Summary: nfsclient does not fall back to v2 synchronous mode when using O_SYNC
Product: File System Reporter: Stefan Bader (stefan.bader)
Component: NFSAssignee: Trond Myklebust (trondmy)
Severity: normal CC: joseph.salisbury
Priority: P1    
Hardware: All   
OS: Linux   
Kernel Version: 2.6.32 to 2.6.38-rc3 Tree: Mainline
Regression: No

Description Stefan Bader 2011-02-07 15:38:18 UTC

Used the following in /etc/exports:
/nfs_export (rw,no_root_squash,sync,no_wdelay,no_subtree_check)

1. Mount NFS mount from Client:
sudo mount server:/nfs_export /nfs_mount

2. Start collecting tcpdump data on client and server.

3. Perform a simple dd to cause and NFS write (Using oflag=sync):
strace -o /tmp/strace.dd.joe.out dd if=/dev/zero of=/nfs_mount/syncfile bs=1k count=1 oflag=sync

4. Review tcpdump data and notice the client does not issue the "nfs_file_sync" write requests.

The oflag=sync causes the file to be opened with O_SYNC. Reading descriptions of this flag sounds like this should switch from the new UNSTABLE/COMMIT mode back to the FILE_SYNC mode. However looking at the code, it seems FILE_SYNC would only be used on retries or writeback writes for reclaim.

So the question here is: Is the assumption wrong or the implementation?
Comment 1 Stefan Bader 2011-02-08 13:46:19 UTC
To add a little detail here: I slightly modified the test case to write out 100 blocks in sequence. The strace on both kernel versions (2.6.32 based and 2.6.38 based) only show read and writes (no fsync or sync). The tcpdump however shows, again in both cases, that every write (with UNSTABLE flag) is followed by a COMMIT.

This sounds to me, that from a data integrity point of view, the result is the same as one would expect. That is every write is waited for before continuing with the next write.

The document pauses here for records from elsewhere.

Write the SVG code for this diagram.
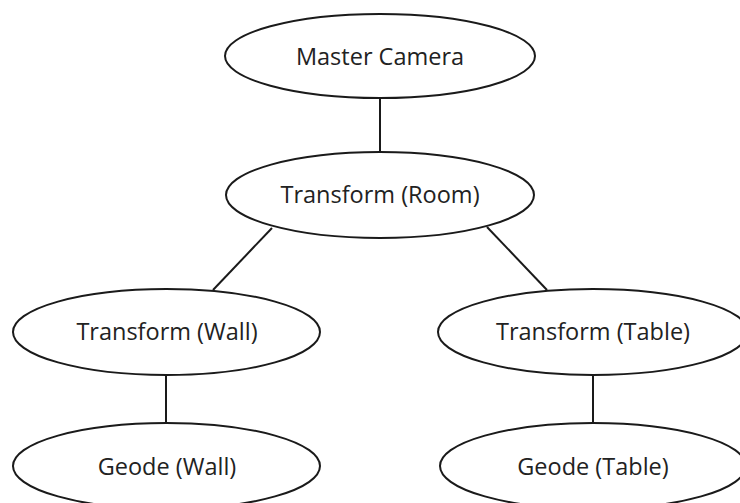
<svg xmlns="http://www.w3.org/2000/svg" width="740" height="503" viewBox="0 0 740 503">
  <style>
    .node ellipse { fill: #ffffff; stroke: #1a1a1a; stroke-width: 2; }
    .node text { font-family: "Open Sans", "Liberation Sans", sans-serif; font-size: 23.5px; fill: #222222; text-anchor: middle; }
    .edges line { stroke: #1a1a1a; stroke-width: 2; }
  </style>
  <rect width="740" height="503" fill="#ffffff"/>

  <!-- tree links -->
  <g id="connectors" class="edges">
    <line x1="380" y1="98" x2="380" y2="153"/>
    <line x1="272" y1="228" x2="213" y2="290"/>
    <line x1="487" y1="227" x2="547" y2="290"/>
    <line x1="166" y1="375" x2="166" y2="423"/>
    <line x1="593" y1="375" x2="593" y2="423"/>
  </g>

  <g id="master-camera" class="node">
    <ellipse cx="380" cy="56" rx="155" ry="42"/>
    <text x="380" y="65">Master Camera</text>
  </g>

  <g id="transform-room" class="node">
    <ellipse cx="380" cy="195" rx="154" ry="43"/>
    <text x="380" y="203">Transform (Room)</text>
  </g>

  <g id="transform-wall" class="node">
    <ellipse cx="166.5" cy="332" rx="153.5" ry="43"/>
    <text x="167" y="340">Transform (Wall)</text>
  </g>

  <g id="transform-table" class="node">
    <ellipse cx="593" cy="332" rx="155" ry="43"/>
    <text x="593" y="340">Transform (Table)</text>
  </g>

  <g id="geode-wall" class="node">
    <ellipse cx="166.5" cy="466" rx="153.5" ry="43"/>
    <text x="167" y="475">Geode (Wall)</text>
  </g>

  <g id="geode-table" class="node">
    <ellipse cx="593" cy="466" rx="153" ry="43"/>
    <text x="593" y="475">Geode (Table)</text>
  </g>
</svg>
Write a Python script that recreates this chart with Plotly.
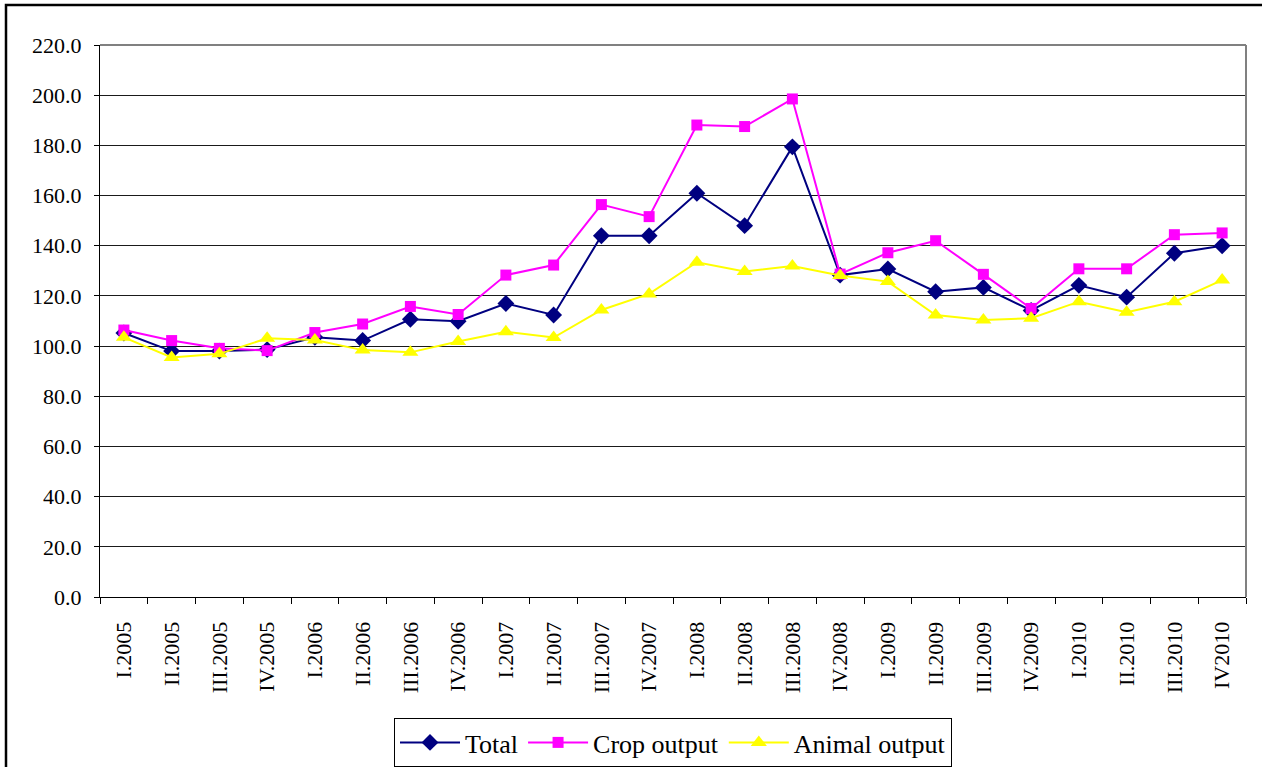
import plotly.graph_objects as go

quarters = ["I.2005", "II.2005", "III.2005", "IV.2005",
            "I.2006", "II.2006", "III.2006", "IV.2006",
            "I.2007", "II.2007", "III.2007", "IV.2007",
            "I.2008", "II.2008", "III.2008", "IV.2008",
            "I.2009", "II.2009", "III.2009", "IV.2009",
            "I.2010", "II.2010", "III.2010", "IV2010"]

total = [105.2, 98.0, 98.0, 98.6, 103.5, 102.2, 110.7, 109.9,
         117.0, 112.4, 144.0, 144.0, 160.9, 148.0, 179.4, 128.3,
         130.7, 121.7, 123.4, 114.2, 124.2, 119.5, 137.0, 140.0]

crop = [106.4, 102.2, 99.1, 98.2, 105.4, 108.8, 115.8, 112.6,
        128.3, 132.3, 156.4, 151.6, 188.1, 187.5, 198.5, 128.7,
        137.2, 142.0, 128.6, 115.0, 130.8, 130.8, 144.4, 145.1]

animal = [103.5, 95.5, 96.9, 103.1, 102.4, 98.4, 97.5, 101.8,
          105.7, 103.4, 114.4, 120.8, 133.4, 129.7, 131.9, 128.1,
          125.7, 112.4, 110.4, 111.1, 117.7, 113.5, 117.7, 126.3]

series_names = ["Total", "Crop output", "Animal output"]

FONT = "Liberation Serif"

fig = go.Figure()
fig.add_trace(go.Scatter(
    x=quarters, y=total, name=series_names[0], mode="lines+markers",
    line=dict(color="#000080", width=2),
    marker=dict(symbol="diamond", size=13, color="#000080")))
fig.add_trace(go.Scatter(
    x=quarters, y=crop, name=series_names[1], mode="lines+markers",
    line=dict(color="#FF00FF", width=2),
    marker=dict(symbol="square", size=11, color="#FF00FF")))
fig.add_trace(go.Scatter(
    x=quarters, y=animal, name=series_names[2], mode="lines+markers",
    line=dict(color="#FFFF00", width=2),
    marker=dict(symbol="triangle-up", size=14, color="#FFFF00")))

L, R, T, B = 100, 1246, 45, 597
W, H = 1262, 767

def px_x(p):
    return (p - L) / (R - L)

def px_y(p):
    return (B - p) / (B - T)

fig.update_layout(
    width=W, height=H,
    margin=dict(l=L, r=W - R, t=T, b=H - B, pad=0, autoexpand=False),
    paper_bgcolor="white", plot_bgcolor="white",
    font=dict(family=FONT, color="black", size=22),
    showlegend=True,
    legend=dict(orientation="h", x=0.5, xanchor="center",
                y=px_y(718), yanchor="top",
                bordercolor="black", borderwidth=1, bgcolor="white",
                font=dict(family=FONT, size=26, color="black"),
                itemwidth=60, tracegroupgap=0),
    xaxis=dict(type="category", showgrid=False, showline=True,
               linecolor="black", linewidth=1, ticks="outside",
               tickson="boundaries", ticklen=6, tickcolor="black",
               tickangle=-90, ticklabelstandoff=15, automargin=False,
               tickfont=dict(family=FONT, size=22, color="black"),
               range=[-0.5, len(quarters) - 0.5], fixedrange=True),
    yaxis=dict(range=[0, 220], dtick=20, tick0=0, tickformat=".1f",
               showgrid=True, gridcolor="#1a1a1a", gridwidth=1,
               zeroline=False, showline=True, linecolor="black",
               linewidth=1, ticks="outside", ticklen=5, automargin=False,
               tickcolor="black", ticklabelstandoff=8,
               tickfont=dict(family=FONT, size=22, color="black"),
               fixedrange=True),
    shapes=[
        dict(type="line", xref="paper", yref="paper", x0=0, x1=1,
             y0=1, y1=1, line=dict(color="#808080", width=2)),
        dict(type="line", xref="paper", yref="paper", x0=1, x1=1,
             y0=0, y1=1, line=dict(color="#808080", width=2)),
        dict(type="rect", xref="paper", yref="paper",
             x0=px_x(6), x1=px_x(1400), y0=px_y(900), y1=px_y(5),
             line=dict(color="black", width=2.5), fillcolor="rgba(0,0,0,0)"),
    ],
)

fig.write_html("out.html", config={"displayModeBar": False},
               post_script="document.body.style.margin='0px';")
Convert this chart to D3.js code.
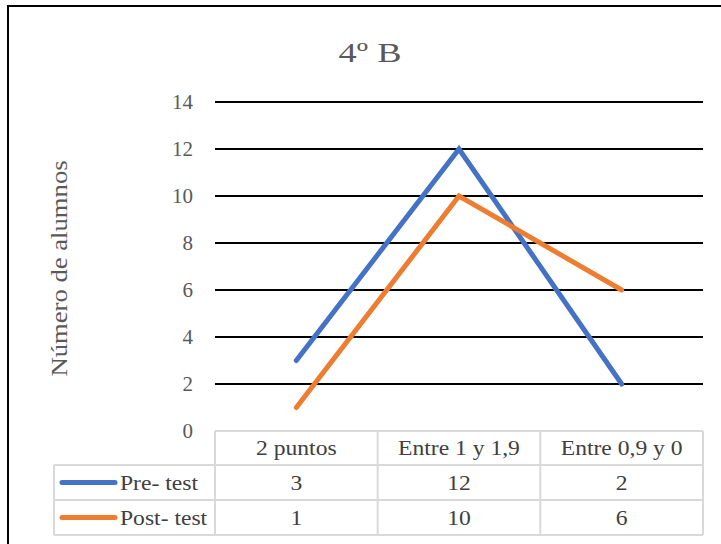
<!DOCTYPE html>
<html>
<head>
<meta charset="utf-8">
<script src="https://cdn.jsdelivr.net/npm/d3@7"></script>
<style>
  html, body { margin: 0; padding: 0; background: #fff; }
  svg { display: block; }
</style>
</head>
<body>
<div id="chart"></div>
<script>
// Chart data
const categories = ["2 puntos", "Entre 1 y 1,9", "Entre 0,9 y 0"];
const seriesNames = ["Pre- test", "Post- test"];
const preTest = [3, 12, 2];
const postTest = [1, 10, 6];
const yTicks = [0, 2, 4, 6, 8, 10, 12, 14];
const seriesColors = ["#4472C4", "#ED7D31"];

const W = 721, H = 544;
const plot = { left: 215, right: 703, top: 102, bottom: 431 };
const font = "Liberation Serif, DejaVu Serif, serif";
const stretch = 1.18; // glyphs are drawn a little wide

const svg = d3.select("#chart").append("svg")
  .attr("width", W).attr("height", H);

// outer frame
svg.append("rect")
  .attr("x", 8).attr("y", 6)
  .attr("width", 730).attr("height", 560)
  .attr("fill", "#fff").attr("stroke", "#000").attr("stroke-width", 2);

// helper: text placed at (x, y) with a horizontal stretch
function label(parent, x, y, txt, size, color, anchor, s, rot) {
  return parent.append("text")
    .attr("transform", `translate(${x},${y})${rot ? ` rotate(${rot})` : ""} scale(${s},1)`)
    .attr("text-anchor", anchor)
    .attr("font-family", font).attr("font-size", size)
    .attr("fill", color)
    .text(txt);
}

// title
label(svg, 370, 62, "4º B", 28, "#595959", "middle", 1.3);

const x = d3.scaleBand().domain(categories).range([plot.left, plot.right]);
const y = d3.scaleLinear().domain([0, 14]).range([plot.bottom, plot.top]);

// horizontal gridlines
svg.append("g").selectAll("line")
  .data(yTicks.filter(d => d > 0))
  .join("line")
  .attr("x1", plot.left).attr("x2", plot.right)
  .attr("y1", d => y(d)).attr("y2", d => y(d))
  .attr("stroke", "#000").attr("stroke-width", 2);

// y axis labels
const yAxis = d3.axisLeft(y).tickValues(yTicks).tickSize(0).tickPadding(22);
const yg = svg.append("g").attr("transform", `translate(${plot.left},0)`).call(yAxis);
yg.select(".domain").remove();
yg.selectAll("text")
  .attr("font-family", font).attr("font-size", 21)
  .attr("fill", "#595959");

// y axis title
label(svg, 67, (plot.top + plot.bottom) / 2 + 2, "Número de alumnos", 22.6, "#595959", "middle", stretch, -90);

// series lines
const series = [preTest, postTest];
const line = d3.line()
  .x((d, i) => x(categories[i]) + x.bandwidth() / 2)
  .y(d => y(d));

svg.append("g").selectAll("path")
  .data(series)
  .join("path")
  .attr("d", d => line(d))
  .attr("fill", "none")
  .attr("stroke", (d, i) => seriesColors[i])
  .attr("stroke-width", 5)
  .attr("stroke-linecap", "round")
  .attr("stroke-linejoin", "miter");

// data table
const tableLeft = 54;
const rowEdges = [431, 465, 500, 535];
const grid = "#d9d9d9";
const tg = svg.append("g");

const colEdges = [plot.left].concat(categories.map(c => x(c) + x.bandwidth()));
tg.selectAll("line.v")
  .data(colEdges)
  .join("line")
  .attr("x1", d => d).attr("x2", d => d)
  .attr("y1", rowEdges[0]).attr("y2", rowEdges[3])
  .attr("stroke", grid).attr("stroke-width", 2);
tg.append("line")
  .attr("x1", tableLeft).attr("x2", tableLeft)
  .attr("y1", rowEdges[1]).attr("y2", rowEdges[3])
  .attr("stroke", grid).attr("stroke-width", 2);
tg.append("line")
  .attr("x1", plot.left).attr("x2", plot.right)
  .attr("y1", rowEdges[0]).attr("y2", rowEdges[0])
  .attr("stroke", grid).attr("stroke-width", 2);
tg.selectAll("line.h")
  .data(rowEdges.slice(1))
  .join("line")
  .attr("x1", tableLeft).attr("x2", plot.right)
  .attr("y1", d => d).attr("y2", d => d)
  .attr("stroke", grid).attr("stroke-width", 2);

// category labels
categories.forEach(c => {
  label(tg, x(c) + x.bandwidth() / 2, (rowEdges[0] + rowEdges[1]) / 2 + 7, c, 20, "#404040", "middle", stretch);
});

// series rows: legend key, name, values
series.forEach((vals, si) => {
  const cy = (rowEdges[si + 1] + rowEdges[si + 2]) / 2;
  tg.append("line")
    .attr("x1", 62).attr("x2", 115)
    .attr("y1", cy).attr("y2", cy)
    .attr("stroke", seriesColors[si]).attr("stroke-width", 5)
    .attr("stroke-linecap", "round");
  label(tg, 120, cy + 7, seriesNames[si], 20, "#404040", "start", stretch);
  vals.forEach((v, i) => {
    label(tg, x(categories[i]) + x.bandwidth() / 2, cy + 7, v, 20, "#404040", "middle", stretch);
  });
});
</script>
</body>
</html>
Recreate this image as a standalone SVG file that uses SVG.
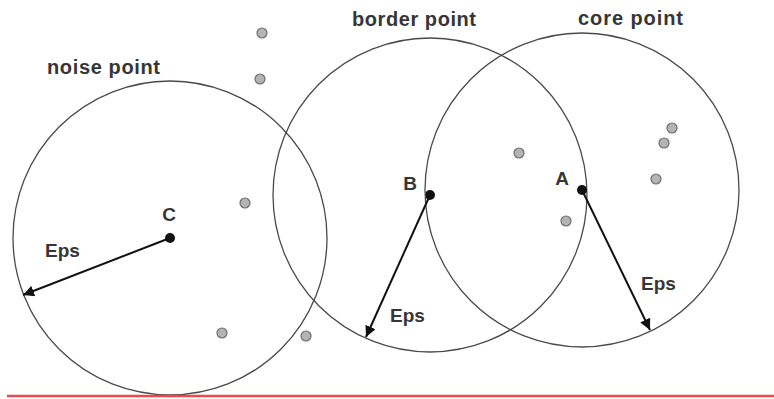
<svg xmlns="http://www.w3.org/2000/svg" width="774" height="399" viewBox="0 0 774 399">
<style>
.ring{fill:none;stroke:#4a4a4a;stroke-width:1.3}
.core{fill:#111}
.pt{fill:#b4b4b4;stroke:#6e6e6e;stroke-width:1.2}
.lbl{font-family:"Liberation Sans",Arial,sans-serif;font-weight:bold;font-size:19px;fill:#363636}
.ttl{font-size:20px}
.arr{stroke:#111;stroke-width:2;fill:none;marker-end:url(#ah)}
</style>
<defs>
<marker id="ah" viewBox="0 0 10 10" refX="10" refY="5" markerWidth="5.5" markerHeight="5.5" markerUnits="strokeWidth" orient="auto">
<path d="M0,0 L10,5 L0,10 z" fill="#111"/>
</marker>
</defs>
<rect width="774" height="399" fill="#fff"/>
<g id="noise">
<circle class="ring" cx="170" cy="238" r="157"/>
<circle class="core" cx="170" cy="238" r="5"/>
<text class="lbl ttl" x="47" y="74" textLength="113" lengthAdjust="spacing">noise point</text>
<text class="lbl" x="169" y="221" text-anchor="middle">C</text>
<text class="lbl" x="45" y="257">Eps</text>
</g>
<g id="border">
<circle class="ring" cx="430" cy="195" r="157"/>
<circle class="core" cx="430" cy="195" r="5"/>
<text class="lbl ttl" x="352" y="26" textLength="124" lengthAdjust="spacing">border point</text>
<text class="lbl" x="410" y="190" text-anchor="middle">B</text>
<text class="lbl" x="390" y="322">Eps</text>
</g>
<g id="core">
<circle class="ring" cx="582" cy="190" r="157"/>
<circle class="core" cx="582" cy="190" r="5"/>
<text class="lbl ttl" x="578" y="25" textLength="105" lengthAdjust="spacing">core point</text>
<text class="lbl" x="562" y="185" text-anchor="middle">A</text>
<text class="lbl" x="641" y="290">Eps</text>
</g>
<g id="points">
<circle class="pt" cx="262" cy="33" r="5"/>
<circle class="pt" cx="260" cy="79" r="5"/>
<circle class="pt" cx="245" cy="203" r="5"/>
<circle class="pt" cx="222" cy="333" r="5"/>
<circle class="pt" cx="306" cy="336" r="5"/>
<circle class="pt" cx="519" cy="153" r="5"/>
<circle class="pt" cx="566" cy="221" r="5"/>
<circle class="pt" cx="672" cy="128" r="5"/>
<circle class="pt" cx="664" cy="143" r="5"/>
<circle class="pt" cx="656" cy="179" r="5"/>
</g>
<g id="connectors">
<line class="arr" x1="170" y1="238" x2="23" y2="295"/>
<line class="arr" x1="430" y1="195" x2="366" y2="337"/>
<line class="arr" x1="582" y1="190" x2="650" y2="330"/>
</g>
<line x1="7" y1="396" x2="774" y2="396" stroke="#ec4a4a" stroke-width="2.5"/>
</svg>
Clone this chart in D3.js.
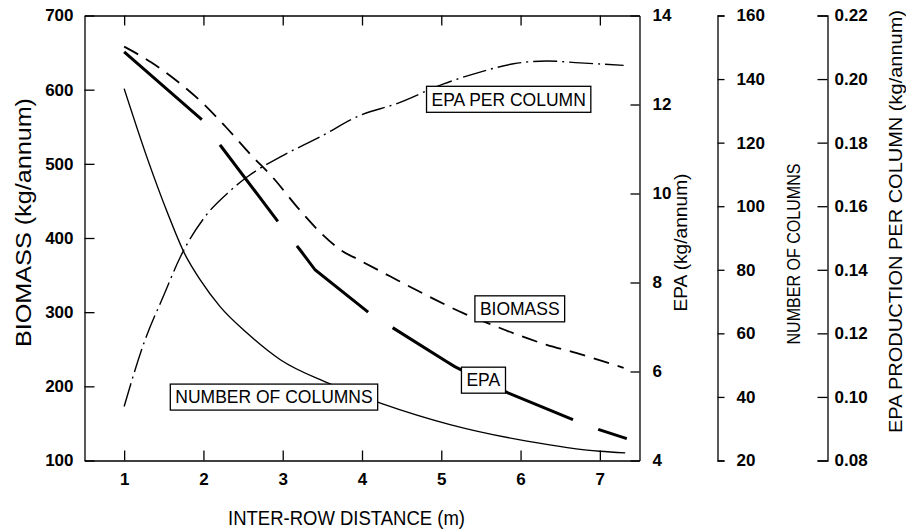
<!DOCTYPE html>
<html><head><meta charset="utf-8">
<script src="https://cdn.jsdelivr.net/npm/d3@7"></script>
<style>
body{margin:0;background:#fff}
svg{display:block}
text{font-family:"Liberation Sans",Arial,Helvetica,sans-serif;fill:#000}
</style>
</head><body>
<svg id="chart" width="906" height="530"></svg>
<script>
// ---------- data ----------
const xTicks = [1, 2, 3, 4, 5, 6, 7];
const biomassTicks = [100, 200, 300, 400, 500, 600, 700];
const epaTicks = [4, 6, 8, 10, 12, 14];
const columnTicks = [20, 40, 60, 80, 100, 120, 140, 160];
const epcTicks = [0.08, 0.10, 0.12, 0.14, 0.16, 0.18, 0.20, 0.22];

const biomassX = [1, 1.34, 1.65, 1.98, 2.28, 2.6, 2.88, 3.18, 3.47, 3.73, 3.97, 4.36, 4.81, 5.27, 5.57, 5.9, 6.33, 6.7, 7.3];
const biomass  = [658, 637, 613, 583, 550, 512, 481, 442, 408, 384, 370, 348, 323, 299, 286, 272, 256, 245, 225];

const epaX = [1, 1.98, 2.21, 2.94, 3.22, 3.41, 4.08, 4.39, 5.07, 5.17, 5.84, 6.66, 6.98, 7.34];
const epa  = [13.18, 11.66, 11.09, 9.37, 8.73, 8.28, 7.33, 6.98, 6.22, 6.11, 5.52, 4.92, 4.70, 4.49];

const columnsX = [1, 1.3, 1.55, 1.76, 1.96, 2.21, 2.55, 2.97, 3.56, 4.25, 5.11, 6.08, 7.0, 7.32];
const columns  = [137, 114.5, 97.7, 85.2, 76.8, 68.4, 60.1, 51.7, 44.5, 37.9, 31.3, 26.1, 22.9, 22.4];

const epcX = [1, 1.25, 1.5, 1.71, 2.02, 2.3, 2.55, 2.97, 3.47, 3.98, 4.44, 5.03, 5.49, 5.91, 6.33, 6.75, 7.3];
const epc  = [0.097, 0.117, 0.132, 0.1441, 0.1567, 0.164, 0.1692, 0.1755, 0.1818, 0.1886, 0.1923, 0.1985, 0.2022, 0.2048, 0.2057, 0.2051, 0.2043];

// label annotations (x in m, y in biomass units)
const labelText = ["EPA PER COLUMN", "BIOMASS", "EPA", "NUMBER OF COLUMNS"];
const labelX = [5.85, 5.99, 5.53, 2.89];
const labelY = [587, 304.5, 208.3, 185.5];

// ---------- chart ----------
const svg = d3.select("#chart");
const x  = d3.scaleLinear([0.5, 7.5], [84.5, 639.5]);
const yB = d3.scaleLinear([100, 700], [460.5, 15.5]);
const yE = d3.scaleLinear([4, 14], [460.5, 15.5]);
const yC = d3.scaleLinear([20, 160], [460.5, 15.5]);
const yP = d3.scaleLinear([0.08, 0.22], [460.5, 15.5]);

const tickFont = g => g.selectAll("text").attr("font-size", 17).attr("font-weight", "bold")
  .attr("font-family", '"Liberation Sans",Arial,sans-serif').attr("fill", "#000");
const lineStyle = g => { g.selectAll("path,line").attr("stroke", "#000").attr("stroke-width", 1.3); g.attr("font-family", null); };

svg.append("g").attr("transform", "translate(0,460.5)")
  .call(d3.axisBottom(x).tickValues(xTicks).tickFormat(d3.format("d")).tickSizeInner(-10).tickSizeOuter(0).tickPadding(12))
  .call(tickFont).call(lineStyle);
svg.append("g").attr("transform", "translate(0,15.5)")
  .call(d3.axisTop(x).tickValues(xTicks).tickSizeInner(-10).tickSizeOuter(0).tickFormat(""))
  .call(lineStyle);
svg.append("g").attr("transform", "translate(84.5,0)")
  .call(d3.axisLeft(yB).tickValues(biomassTicks).tickSizeInner(-10).tickSizeOuter(0).tickPadding(11))
  .call(tickFont).call(lineStyle);
svg.append("g").attr("transform", "translate(639.5,0)")
  .call(d3.axisRight(yE).tickValues(epaTicks).tickSizeInner(-9).tickSizeOuter(0).tickPadding(13))
  .call(tickFont).call(lineStyle);
svg.append("g").attr("transform", "translate(717.5,0)")
  .call(d3.axisRight(yC).tickValues(columnTicks).tickSizeInner(7).tickSizeOuter(7).tickPadding(12))
  .call(tickFont).call(lineStyle);
svg.append("g").attr("transform", "translate(827.5,0)")
  .call(d3.axisRight(yP).tickValues(epcTicks).tickSizeInner(-10).tickSizeOuter(-10).tickPadding(7).tickFormat(d3.format(".2f")))
  .call(tickFont).call(lineStyle);

// ---------- lines ----------
function draw(xs, ys, yScale, curve, width, dash) {
  const pts = xs.map((v, i) => [v, ys[i]]);
  svg.append("path").datum(pts)
    .attr("d", d3.line().x(d => x(d[0])).y(d => yScale(d[1])).curve(curve))
    .attr("fill", "none").attr("stroke", "#000").attr("stroke-width", width)
    .attr("stroke-dasharray", dash);
}
draw(columnsX, columns, yC, d3.curveMonotoneX, 1.4, null);
draw(epcX, epc, yP, d3.curveMonotoneX, 1.4, "24 5 2 5");
draw(biomassX, biomass, yB, d3.curveMonotoneX, 1.8, "16 9");
draw(epaX, epa, yE, d3.curveLinear, 3, "103 31 96 31 98 29 98 28 77 27 40");

// ---------- boxed labels ----------
labelText.forEach((t, i) => {
  const g = svg.append("g");
  const cx = x(labelX[i]), cy = yB(labelY[i]);
  const txt = g.append("text").attr("x", cx).attr("y", cy).attr("dy", "0.36em")
    .attr("text-anchor", "middle").attr("font-size", 17.5).text(t);
  const bb = txt.node().getBBox();
  g.insert("rect", "text").attr("x", bb.x - 5).attr("y", cy - 13).attr("width", bb.width + 10).attr("height", 26)
    .attr("fill", "#fff").attr("stroke", "#000").attr("stroke-width", 1.3);
});

// ---------- titles ----------
svg.append("text").attr("x", 346.5).attr("y", 525).attr("text-anchor", "middle")
  .attr("font-size", 20).attr("textLength", 237).attr("lengthAdjust", "spacingAndGlyphs")
  .text("INTER-ROW DISTANCE (m)");
function vTitle(t, bx, cy, size, len) {
  svg.append("text").attr("transform", `translate(${bx},${cy}) rotate(-90)`)
    .attr("text-anchor", "middle").attr("font-size", size)
    .attr("textLength", len).attr("lengthAdjust", "spacingAndGlyphs").text(t);
}
vTitle("BIOMASS (kg/annum)", 31, 222.5, 22, 249);
vTitle("EPA (kg/annum)", 687, 242.5, 18, 138);
vTitle("NUMBER OF COLUMNS", 800, 254, 18, 181);
vTitle("EPA PRODUCTION PER COLUMN (kg/annum)", 902, 221.5, 18, 423);
</script>
</body></html>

The only downside I could see is that instead of using one write request with the FILE_SYNC flag, this requires two requests for each write which seems a bit of a waste. And it seems unexpected compared to the documentation of O_SYNC I found at
http://www.faqs.org/docs/Linux-HOWTO/NFS-HOWTO.html#MOUNTOPTIONS in section 5.9.
Comment 2 Trond Myklebust 2011-04-15 21:30:06 UTC
This should be fixed in the upstream kernel with commit
b31268ac793fd300da66b9c28bbf0a200339ab96 (FS: Use stable writes when not
doing a bulk flush).

Please reopen this bug if the above commit doesn't fix the problem.